_Supplied data:_
▶
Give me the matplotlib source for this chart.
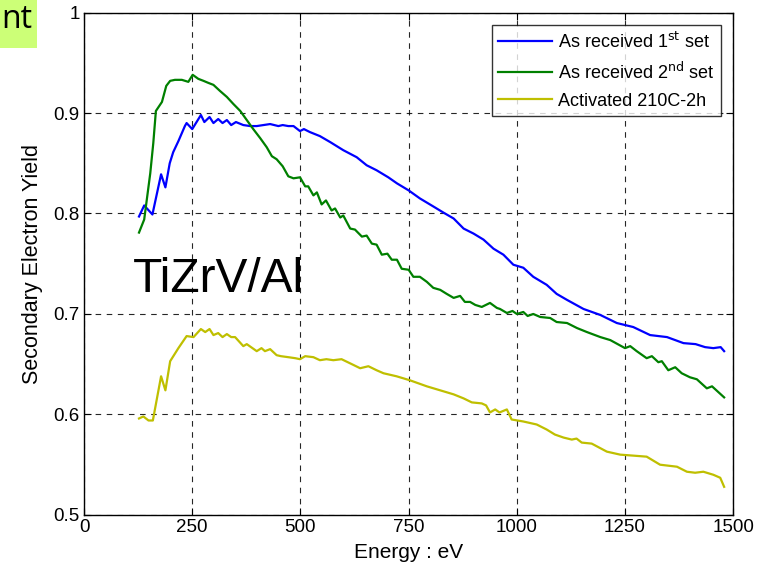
import numpy as np
import matplotlib.pyplot as plt
from matplotlib.patches import Rectangle

plt.rcParams['font.family'] = ['Liberation Sans', 'DejaVu Sans']

# series (energy in eV, SEY)
blue_x = [127, 139, 158, 178, 188, 198, 206, 218, 222, 233, 237, 250, 270, 278, 290, 299, 310, 320,
          330, 340, 351, 368, 384, 399, 430, 449, 459, 472, 484, 499, 508, 522, 545, 569, 599,
          630, 653, 676, 703, 723, 750, 776, 807, 830, 854, 877, 900, 923, 946, 969, 992, 1015,
          1038, 1069, 1092, 1116, 1154, 1193, 1231, 1269, 1308, 1347, 1385, 1413, 1435, 1454,
          1471, 1479]
blue_y = [0.797, 0.808, 0.799, 0.839, 0.826, 0.850, 0.861, 0.872, 0.876, 0.887, 0.890, 0.884, 0.898,
          0.891, 0.896, 0.890, 0.894, 0.890, 0.893, 0.888, 0.891, 0.888, 0.887, 0.887, 0.889,
          0.887, 0.888, 0.887, 0.887, 0.882, 0.884, 0.881, 0.877, 0.871, 0.863, 0.856, 0.848,
          0.843, 0.836, 0.830, 0.823, 0.815, 0.807, 0.801, 0.795, 0.785, 0.780, 0.774, 0.765,
          0.759, 0.749, 0.746, 0.737, 0.729, 0.720, 0.714, 0.705, 0.699, 0.691, 0.687, 0.679,
          0.677, 0.671, 0.670, 0.667, 0.666, 0.667, 0.663]

green_x = [127, 139, 153, 160, 166, 180, 190, 199, 210, 226, 241, 251, 264, 276, 287, 299, 314,
           330, 345, 361, 376, 391, 407, 422, 434, 445, 459, 472, 484, 499, 511, 518, 530, 538,
           549, 559, 572, 580, 592, 599, 615, 626, 642, 653, 665, 676, 688, 701, 711, 723, 734,
           750, 761, 776, 792, 807, 823, 838, 854, 869, 880, 892, 904, 919, 938, 954, 961, 977,
           990, 1000, 1015, 1025, 1038, 1054, 1077, 1092, 1116, 1139, 1162, 1193, 1216, 1250,
           1262, 1277, 1300, 1312, 1327, 1335, 1350, 1366, 1381, 1400, 1416, 1439, 1451, 1479]
green_y = [0.781, 0.794, 0.840, 0.870, 0.902, 0.911, 0.927, 0.932, 0.933, 0.933, 0.931, 0.938,
           0.934, 0.932, 0.930, 0.928, 0.922, 0.916, 0.909, 0.902, 0.893, 0.884, 0.875, 0.866,
           0.857, 0.854, 0.847, 0.837, 0.835, 0.836, 0.827, 0.827, 0.818, 0.821, 0.809, 0.813,
           0.803, 0.805, 0.796, 0.798, 0.785, 0.784, 0.777, 0.778, 0.770, 0.769, 0.759, 0.760,
           0.754, 0.754, 0.745, 0.744, 0.737, 0.737, 0.732, 0.726, 0.724, 0.720, 0.716, 0.718,
           0.712, 0.712, 0.709, 0.707, 0.711, 0.706, 0.705, 0.701, 0.703, 0.700, 0.702, 0.698,
           0.700, 0.697, 0.696, 0.692, 0.691, 0.686, 0.682, 0.677, 0.674, 0.666, 0.668, 0.663,
           0.656, 0.658, 0.652, 0.653, 0.644, 0.647, 0.641, 0.637, 0.635, 0.626, 0.628, 0.617]

yellow_x = [127, 137, 149, 159, 178, 188, 199, 218, 237, 253, 270, 280, 290, 299, 310, 320, 330,
            340, 349, 368, 376, 399, 410, 418, 430, 445, 455, 472, 488, 499, 511, 530, 545, 560,
            576, 595, 619, 638, 657, 676, 692, 722, 753, 792, 823, 854, 877, 896, 919, 929, 938,
            950, 960, 977, 988, 1015, 1046, 1069, 1088, 1108, 1127, 1138, 1150, 1173, 1208, 1239,
            1270, 1300, 1331, 1370, 1393, 1412, 1431, 1454, 1470, 1479]
yellow_y = [0.596, 0.598, 0.594, 0.594, 0.638, 0.624, 0.653, 0.666, 0.678, 0.677, 0.685, 0.682,
            0.685, 0.679, 0.681, 0.677, 0.680, 0.677, 0.677, 0.668, 0.670, 0.663, 0.666, 0.663,
            0.665, 0.659, 0.658, 0.657, 0.656, 0.655, 0.658, 0.657, 0.654, 0.655, 0.654, 0.655,
            0.650, 0.646, 0.648, 0.644, 0.641, 0.638, 0.634, 0.628, 0.624, 0.620, 0.616, 0.612,
            0.611, 0.609, 0.602, 0.605, 0.602, 0.605, 0.595, 0.593, 0.590, 0.585, 0.580, 0.577,
            0.575, 0.576, 0.572, 0.571, 0.563, 0.560, 0.559, 0.558, 0.550, 0.548, 0.543, 0.542,
            0.543, 0.540, 0.537, 0.528]

labels = ['As received 1$^{\\mathrm{st}}$ set', 'As received 2$^{\\mathrm{nd}}$ set',
          'Activated 210C-2h']
xticks = [0, 250, 500, 750, 1000, 1250, 1500]
yticks = [0.5, 0.6, 0.7, 0.8, 0.9, 1.0]
ytick_labels = ['0.5', '0.6', '0.7', '0.8', '0.9', '1']

fig = plt.figure(figsize=(7.71, 5.69), dpi=100)
ax = fig.add_axes([0.109, 0.095, 0.842, 0.883])

ax.plot(blue_x, blue_y, color='#0000ff', lw=1.6, label=labels[0])
ax.plot(green_x, green_y, color='#008000', lw=1.6, label=labels[1])
ax.plot(yellow_x, yellow_y, color='#bfbf00', lw=1.6, label=labels[2])

ax.set_xlim(0, 1500)
ax.set_ylim(0.5, 1.0)
ax.set_xticks(xticks)
ax.set_yticks(yticks)
ax.set_yticklabels(ytick_labels)
ax.tick_params(direction='in', top=True, right=True, length=5, width=0.8, labelsize=13.5, pad=3)
ax.grid(True, color='k', linestyle=(0, (5, 5)), lw=0.8, alpha=0.85)
for s in ax.spines.values():
    s.set_linewidth(1.0)

ax.set_xlabel('Energy : eV', fontsize=15, labelpad=5)
ax.set_ylabel('Secondary Electron Yield', fontsize=15.5, labelpad=8)

ax.text(113, 0.722, 'TiZrV/Al', fontsize=34.5)

leg = ax.legend(loc='upper right', fontsize=13, handlelength=3.0, handletextpad=0.3,
                frameon=True, fancybox=False, borderaxespad=0.7, labelspacing=0.55,
                borderpad=0.35)
leg.get_frame().set_edgecolor('k')
leg.get_frame().set_linewidth(1.0)

# leftover slide label in the corner
fig.patches.append(Rectangle((0, 1 - 48 / 569), 37 / 771, 48 / 569, transform=fig.transFigure,
                             facecolor='#ccff77', edgecolor='none'))
fig.text(0.001, 1 - 28 / 569, 'nt', fontsize=23, color='k', family=['Open Sans', 'DejaVu Sans'])

fig.savefig('out.png', dpi=100)
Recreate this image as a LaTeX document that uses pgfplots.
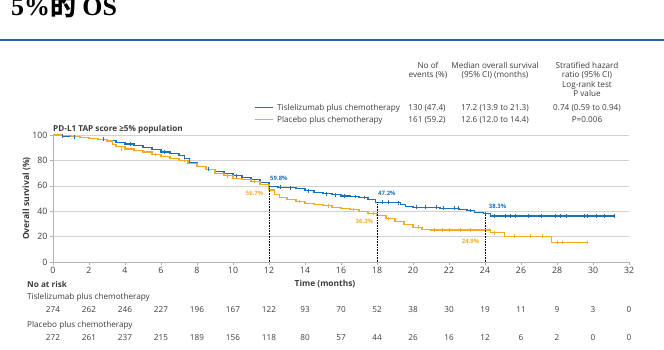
◀
_What needs to be done:_ From the first line of the entries above down to the line holding "0.677, 0.671, 0.670, 0.667, 0.666, 0.667, 0.663]", quote each line exactly and nothing else, skipping pictures.

_Exercise response:_
Give me the matplotlib source for this chart.
import numpy as np
import matplotlib.pyplot as plt
from matplotlib.patches import Rectangle

plt.rcParams['font.family'] = ['Liberation Sans', 'DejaVu Sans']

# series (energy in eV, SEY)
blue_x = [127, 139, 158, 178, 188, 198, 206, 218, 222, 233, 237, 250, 270, 278, 290, 299, 310, 320,
          330, 340, 351, 368, 384, 399, 430, 449, 459, 472, 484, 499, 508, 522, 545, 569, 599,
          630, 653, 676, 703, 723, 750, 776, 807, 830, 854, 877, 900, 923, 946, 969, 992, 1015,
          1038, 1069, 1092, 1116, 1154, 1193, 1231, 1269, 1308, 1347, 1385, 1413, 1435, 1454,
          1471, 1479]
blue_y = [0.797, 0.808, 0.799, 0.839, 0.826, 0.850, 0.861, 0.872, 0.876, 0.887, 0.890, 0.884, 0.898,
          0.891, 0.896, 0.890, 0.894, 0.890, 0.893, 0.888, 0.891, 0.888, 0.887, 0.887, 0.889,
          0.887, 0.888, 0.887, 0.887, 0.882, 0.884, 0.881, 0.877, 0.871, 0.863, 0.856, 0.848,
          0.843, 0.836, 0.830, 0.823, 0.815, 0.807, 0.801, 0.795, 0.785, 0.780, 0.774, 0.765,
          0.759, 0.749, 0.746, 0.737, 0.729, 0.720, 0.714, 0.705, 0.699, 0.691, 0.687, 0.679,
          0.677, 0.671, 0.670, 0.667, 0.666, 0.667, 0.663]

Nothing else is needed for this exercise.